Every content world has rules of its own, and breaking them—on purpose or not—can land you in the Disgraced Corner. Fiction writing is no exception. Here are 10 tips on abiding by the unwritten rules and staying popular.
1. Be humble.
Never assume your writing is perfect. It’s not. Nothing is. Be realistic about your work, and understand that good writing is ten percent inspiration and ninety percent perspiration, which in this case means editing.
2. Master grammar, spelling, and punctuation.
Getting these basics right helps you do more than convey your message clearly. It also signals the reader—likely from the first page of your story—that you’re a potentially serious writer. If you’ve taken the time to master the basics, there’s a chance you’ve taken the time to master more complex storytelling skills. But if you fail on this most basic level, many readers will assume you can’t tell a story, either, and will pass you up.
Have your writing beta-read by someone proficient in grammar, spelling, and punctuation, and take the time to learn from each correction you receive. Worst-case scenario, hire a professional proof-editor to go over your texts before you unleash them on the publishing world.
3. Master the basic building blocks of writing fiction.
They are: plot and structure, character, description and setting, dialogue, theme, style, point of view, and conflict. Mastering them will allow you to give your readers a satisfying experience and a lot of “I love this author” moments. It takes the guessing out of the craft: you will be able to tell what works and what doesn’t work, instead of having to rely on some vague seventh sense. (The seventh sense is awesome. It’s just not enough, sometimes.)
You can attend workshops and courses to develop these skills. Reading professional blogs is also a good way to gain in knowledge. Just don’t forget to complement knowledge with practical exercises!
4. Always strive to hone your writing skills.
For this purpose, you’re going to need two things: plenty of exercises, and plenty of feedback.
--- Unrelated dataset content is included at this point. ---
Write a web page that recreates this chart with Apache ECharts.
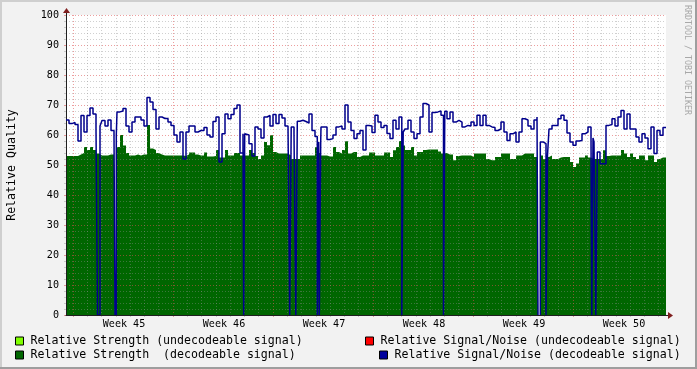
<!DOCTYPE html>
<html><head><meta charset="utf-8">
<script src="https://cdn.jsdelivr.net/npm/echarts@6/dist/echarts.min.js"></script>
<style>html,body{margin:0;padding:0;background:#f2f2f2}#c{width:697px;height:369px}</style>
</head><body><div id="c"></div>
<script>
// ---- data (x in days since start of graph, 0..42) ----
const weekLabels = ['Week 45','Week 46','Week 47','Week 48','Week 49','Week 50'];
const sampleDays = 0.21; // one sample every 0.21 day
const snrDecodeable = [
65,63.8,64.2,63.5,58,66.5,61,66.5,69,67,
62,63,64.8,63,65,61.5,60,67.7,68,68.8,
63,61,64.3,66,66,65,63,72.5,71,68.5,
62,66,65.5,65.5,64.3,63.2,60,57.7,61,52,
61,63,63,61,61.5,61.5,62.5,60,59.3,64.5,
66,51,60.4,67,65.4,66.8,68.8,70,54,60.4,
60,57.1,53,62.7,62,59,66,66.5,63,66.8,
63.8,66.8,65.7,63,62.7,62.7,60.4,64.6,64.9,64.5,
64,67,61.5,59.5,57.7,62.7,62.7,58.5,58.8,60,
62.7,63,62,70,64.3,61.5,58.8,60.4,61.5,55,
63.2,63,60.8,66.6,64.3,62.5,63.2,60.5,58.8,64.9,
62,66,61,62,64.9,61,58.8,60.4,66,70.5,
70,61,67.5,67.7,68,66.6,67.9,65.4,67.7,64.3,
64.9,64.3,62.7,63.2,63,64.3,63.2,66.6,63.2,66.6,
63.2,62.7,62.5,61.5,62,64.3,61,58.2,60.4,61,
57.7,61,65.4,65,63,62,65,66,57.7,57.1,
53.2,62,63.2,63.2,65.4,66.6,64.9,60.7,57.7,56.6,
58,58.2,60.4,61,62.7,59,57.7,54.3,50.4,50.4,
63.2,63.5,65.4,63,66,68.2,62,67,62,62,
59.3,57.7,60.4,59,55.4,62.7,53.8,61.5,59.9,62.5
];
const strengthDecodeable = [
53,53,53,53,53.5,54,56,55,56,55,
53.8,53.2,53.2,53.2,53.5,53.5,53,56,60,56.5,
54,53.2,53.2,53.5,53.2,53.5,53.5,63.3,55.5,55,
54,53.5,53.2,53.2,53.2,53.2,53.2,53.2,53.2,53,
53.5,54.2,54.2,53.5,53.2,53.2,54.2,52.8,52.8,53,
55,52.5,52.5,55,53.2,53.2,54,54,53.2,53.2,
53.2,55,54,53,52,53.2,57.7,56.6,59.9,54.3,
53.8,53.8,53.8,53.8,53.2,52,52,52,53.2,53.2,
53.2,53.2,53.2,56,54,53.2,53.2,52.8,52.8,56,
54.3,53.8,55,57.9,53.8,54.3,54.3,52.7,53.2,53.2,
53.2,54.2,54.2,53.2,53.2,53.2,54.2,54.2,52.7,54.9,
56,58,56.5,55,55,56,53.2,54.3,54.3,55,
55.2,55.2,55.2,55.2,54.5,53.8,54,53.5,53.5,51.6,
53,53.2,53.2,53.2,53.2,52.7,53.8,53.8,53.8,53.8,
52,51.6,51.6,52.7,52.7,53.8,53.8,53.8,52,52,
53.2,53.2,53.8,53.8,53.8,53.8,52.7,52.7,53.2,52,
52.7,53.2,52,52,52.5,52.7,52.7,52.7,51,49.3,
50.5,52.5,52.5,53.2,52.5,52,52,52,52,54.9,
53,53.2,53.2,53.2,53.2,55,53.8,52.7,53.8,52.7,
52,53.2,53.2,51.6,53.2,53.2,51,52,52.5,52.5
];
const strengthUndecodeable = [];
const snrUndecodeable = [];
// short drop-outs of the S/N value to 0: [start day, end day]
const snrDropouts = [
[2.205,2.38],[12.439,12.509],[15.659,15.764],[16.086,16.191],
[17.591,17.689],[17.731,17.829],[23.506,23.604],[26.425,26.516],
[33.6,33.705],[36.806,36.89],[37.086,37.191]
];
// periods without data: [start day, end day]
const dataGaps = [[3.43,3.521],[33.04,33.201]];

// ---- build step data ----
function buildSeries(values, drops, gaps, isLine) {
  const cuts = [];
  for (let i = 0; i <= values.length; i++) cuts.push(+(i * sampleDays).toFixed(6));
  drops.forEach(d => cuts.push(d[0], d[1]));
  gaps.forEach(g => cuts.push(g[0], g[1]));
  const ts = Array.from(new Set(cuts)).sort((a, b) => a - b);
  const within = (list, t) => list.some(r => t >= r[0] && t < r[1]);
  const idx = t => Math.min(values.length - 1, Math.floor(t / sampleDays + 1e-6));
  const out = [];
  ts.forEach((t, k) => {
    const prevGap = k > 0 && within(gaps, ts[k - 1]);
    if (within(gaps, t)) {
      if (!prevGap) {
        out.push([t, isLine ? 0 : (out.length ? out[out.length - 1][1] : values[idx(t)])]);
        out.push([t + 1e-4, null]);
      }
      return;
    }
    const v = (isLine && within(drops, t)) ? 0 : values[idx(t)];
    if (prevGap && isLine) { out.push([t, 0]); out.push([t + 1e-4, v]); }
    else out.push([t, v]);
  });
  return out;
}

const FONT = 'DejaVu Sans Mono';
const GRID_MINOR = 'rgba(143,143,143,0.42)';
const GRID_MAJOR = 'rgba(222,79,79,0.55)';
const DASH = [1, 2];
const dayCats = Array.from({length: 42}, (_, i) => String(i));
const N1 = 'Relative Strength (undecodeable signal)';
const N2 = 'Relative Strength  (decodeable signal)';
const N3 = 'Relative Signal/Noise (undecodeable signal)';
const N4 = 'Relative Signal/Noise (decodeable signal)';
const legendBase = {
  orient: 'horizontal', itemWidth: 8, itemHeight: 8, padding: 0, selectedMode: false,
  textStyle: {fontFamily: FONT, fontSize: 11.6, color: '#000', lineHeight: 12, padding: [0, 0, 0, 2]},
  itemStyle: {borderColor: '#000', borderWidth: 1}
};

const chart = echarts.init(document.getElementById('c'), null, {renderer: 'canvas'});
chart.setOption({
  backgroundColor: '#f2f2f2',
  animation: false,
  grid: [
    {left: 66, top: 15, width: 600, height: 300, show: true, backgroundColor: '#fff', borderWidth: 0, outerBoundsMode: 'none', containLabel: false},
    {left: 73, top: 15, width: 600 * 41 / 42, height: 300, outerBoundsMode: 'none', containLabel: false},
    {left: 74, top: 15, width: 600, height: 300, outerBoundsMode: 'none', containLabel: false}
  ],
  xAxis: [
    {gridIndex: 0, type: 'value', min: 0, max: 42, z: 5,
     axisLine: {show: true, onZero: false, lineStyle: {color: '#1f1f1f', width: 1}},
     axisTick: {show: false}, axisLabel: {show: false}, splitLine: {show: false}},
    {gridIndex: 1, type: 'category', data: dayCats, boundaryGap: false, position: 'bottom', z: 3,
     axisLine: {show: false}, axisLabel: {show: false},
     axisTick: {show: true, length: 2, interval: (i) => i % 7 !== 0, lineStyle: {color: GRID_MINOR}},
     splitLine: {show: true, interval: (i) => i % 7 !== 0, lineStyle: {color: GRID_MINOR, type: DASH, width: 1}}},
    {gridIndex: 1, type: 'category', data: dayCats, boundaryGap: false, position: 'bottom', z: 3,
     axisLine: {show: false}, axisLabel: {show: false},
     axisTick: {show: true, length: 2, interval: (i) => i % 7 === 0, lineStyle: {color: GRID_MAJOR}},
     splitLine: {show: true, interval: (i) => i % 7 === 0, lineStyle: {color: GRID_MAJOR, type: DASH, width: 1}}},
    {gridIndex: 2, type: 'category', data: weekLabels, boundaryGap: true, position: 'bottom',
     axisLine: {show: false}, axisTick: {show: false}, splitLine: {show: false},
     axisLabel: {show: true, interval: 0, margin: 4, color: '#000', fontFamily: FONT, fontSize: 10.1}}
  ],
  yAxis: [
    {gridIndex: 0, type: 'value', min: 0, max: 100, interval: 10, z: 3,
     axisLine: {show: true, lineStyle: {color: '#1f1f1f'}},
     axisTick: {show: true, length: 2, lineStyle: {color: GRID_MAJOR}},
     minorTick: {show: true, splitNumber: 5, length: 2, lineStyle: {color: GRID_MINOR}},
     splitLine: {show: true, lineStyle: {color: GRID_MAJOR, type: DASH}},
     minorSplitLine: {show: true, lineStyle: {color: GRID_MINOR, type: DASH}},
     axisLabel: {color: '#000', fontFamily: FONT, fontSize: 10.1, margin: 7},
     name: 'Relative Quality', nameLocation: 'middle', nameGap: 48,
     nameTextStyle: {fontFamily: FONT, fontSize: 11.6, color: '#000'}},
    {gridIndex: 1, type: 'value', show: false, min: 0, max: 1},
    {gridIndex: 2, type: 'value', show: false, min: 0, max: 1}
  ],
  legend: [
    Object.assign({}, legendBase, {left: 15, top: 335, data: [{name: N1, icon: 'rect'}]}),
    Object.assign({}, legendBase, {left: 15, top: 349, data: [{name: N2, icon: 'rect'}]}),
    Object.assign({}, legendBase, {left: 365, top: 335, data: [{name: N3, icon: 'rect'}]}),
    Object.assign({}, legendBase, {left: 379, top: 349, data: [{name: N4, icon: 'rect'}]})
  ],
  series: [
    {name: N2, type: 'line', xAxisIndex: 0, yAxisIndex: 0, step: 'end', symbol: 'none', silent: true, z: 2,
     data: buildSeries(strengthDecodeable, [], dataGaps, false),
     lineStyle: {width: 0, color: '#006600'}, itemStyle: {color: '#006600'},
     areaStyle: {color: '#006600', opacity: 1}},
    {name: N1, type: 'line', xAxisIndex: 0, yAxisIndex: 0, symbol: 'none', z: 2,
     data: strengthUndecodeable, itemStyle: {color: '#80ff00'}, lineStyle: {color: '#80ff00'}},
    {name: N3, type: 'line', xAxisIndex: 0, yAxisIndex: 0, symbol: 'none', z: 4,
     data: snrUndecodeable, itemStyle: {color: '#ff0000'}, lineStyle: {color: '#ff0000'}},
    {name: N4, type: 'line', xAxisIndex: 0, yAxisIndex: 0, step: 'end', symbol: 'none', silent: true, z: 4,
     data: buildSeries(snrDecodeable, snrDropouts, dataGaps, true),
     lineStyle: {width: 1.5, color: '#00008c'}, itemStyle: {color: '#00009c'}}
  ],
  graphic: [
    {type: 'rect', silent: true, shape: {x: 0, y: 0, width: 697, height: 2}, style: {fill: '#cfcfcf'}},
    {type: 'rect', silent: true, shape: {x: 0, y: 0, width: 2, height: 369}, style: {fill: '#cfcfcf'}},
    {type: 'rect', silent: true, shape: {x: 0, y: 367, width: 697, height: 2}, style: {fill: '#9e9e9e'}},
    {type: 'rect', silent: true, shape: {x: 695, y: 0, width: 2, height: 369}, style: {fill: '#9e9e9e'}},
    {type: 'line', silent: true, shape: {x1: 666, y1: 315.5, x2: 670, y2: 315.5}, style: {stroke: '#1f1f1f', lineWidth: 1}},
    {type: 'polygon', silent: true, shape: {points: [[668, 312], [668, 319], [673, 315.5]]}, style: {fill: '#801f1f'}},
    {type: 'line', silent: true, shape: {x1: 66.5, y1: 15, x2: 66.5, y2: 11}, style: {stroke: '#1f1f1f', lineWidth: 1}},
    {type: 'polygon', silent: true, shape: {points: [[63, 13], [70, 13], [66.5, 8]]}, style: {fill: '#801f1f'}},
    {type: 'text', silent: true, x: 687, y: 5, rotation: -Math.PI / 2,
     style: {text: 'RRDTOOL / TOBI OETIKER', fontFamily: FONT, fontSize: 8.3, fill: '#a8a8a8', align: 'left', verticalAlign: 'middle'}}
  ]
});
</script></body></html>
One without the other won’t do the trick. You can’t hone your writing skills without sitting down to write, and you cannot hope to advance without receiving some kind of professional feedback to guide you. Which is why you should…
5. Welcome beta readers and editors into your life.
Without professional feedback, you’ll never know if you’re advancing in the right direction, or how far you still have to go. Embrace editors and beta readers (those who read your manuscript and offer their input, often for free). They might open your eyes to issues with your writing that you could never see on your own. Always nurture a group of loyal beta readers, and treat them with respect. Learn from what they say. Which will require you to—
6. Grow thick skin and a love for critiques. They’ll only help you.
There’s a certain masochistic quality required to enjoy critiques. It’s practically like saying, “Here is my baby, now rip it apart.” Good editors and beta readers will do just that—they will leave no word unturned, even the words you love. Get used to it. Love it. Revel in it. While not every comment will be right on target, you should welcome anything that makes you review your writing with fresh eyes. It’s the only way to get better.
7. Develop a brand.
Have you reached the publishing stage? Congratulations. But there’s more to being a successful author than signing a contract for your novel. When the editing ends, the marketing begins (and some would say, even before that). If you want to gain loyal readers, you have to build a brand for yourself.
Cultivate your online presence with a professional website and a blog. You can go as far as creating a logo for yourself. Help readers go from your first book to the next one by writing in the same field or even by writing a series. Don’t mix vastly different genres under the same pen name. Prove that you’re worth sticking with throughout your writing. Create a comprehensive, cohesive body of works that will hold your readers captive.
8. Showcase glowing reviews and ignore bad ones.
Curate a list of the best reviews you find, and post it on your website and blog and in social media. Do not mention bad reviews. In fact, ignore these. Do not respond to them in any way, do not complain about them, and do not badmouth the reviewer. The same can also be called:
9. Always be professional.
Once you become a published author, you become a public persona. Whether in person or in the digital world, keep that persona professional, kind, polite, and humble. For example, don’t post personal issues and complaints on your official Facebook wall. Use it to keep readers intrigued about upcoming books, to draw in new readers, and to generally advance your writing career.
10. Always be authentic.
You don’t have to say everything you think, but when you do say something, make sure it resonates with the real you. Readers can sniff out dishonesty, and deception often costs more than it’s worth.
Let your quirks and idiosyncrasies shine through. They are what makes you interesting. Allow your readers to establish rapport with the real you, and they will follow you gladly from book to book.
Putting it All Together
Humility, professionalism, and the pursuit of quality will take you a long way in establishing your author brand and leaving your mark on the literary world. Be the best writer and person you can be, and the rest will follow.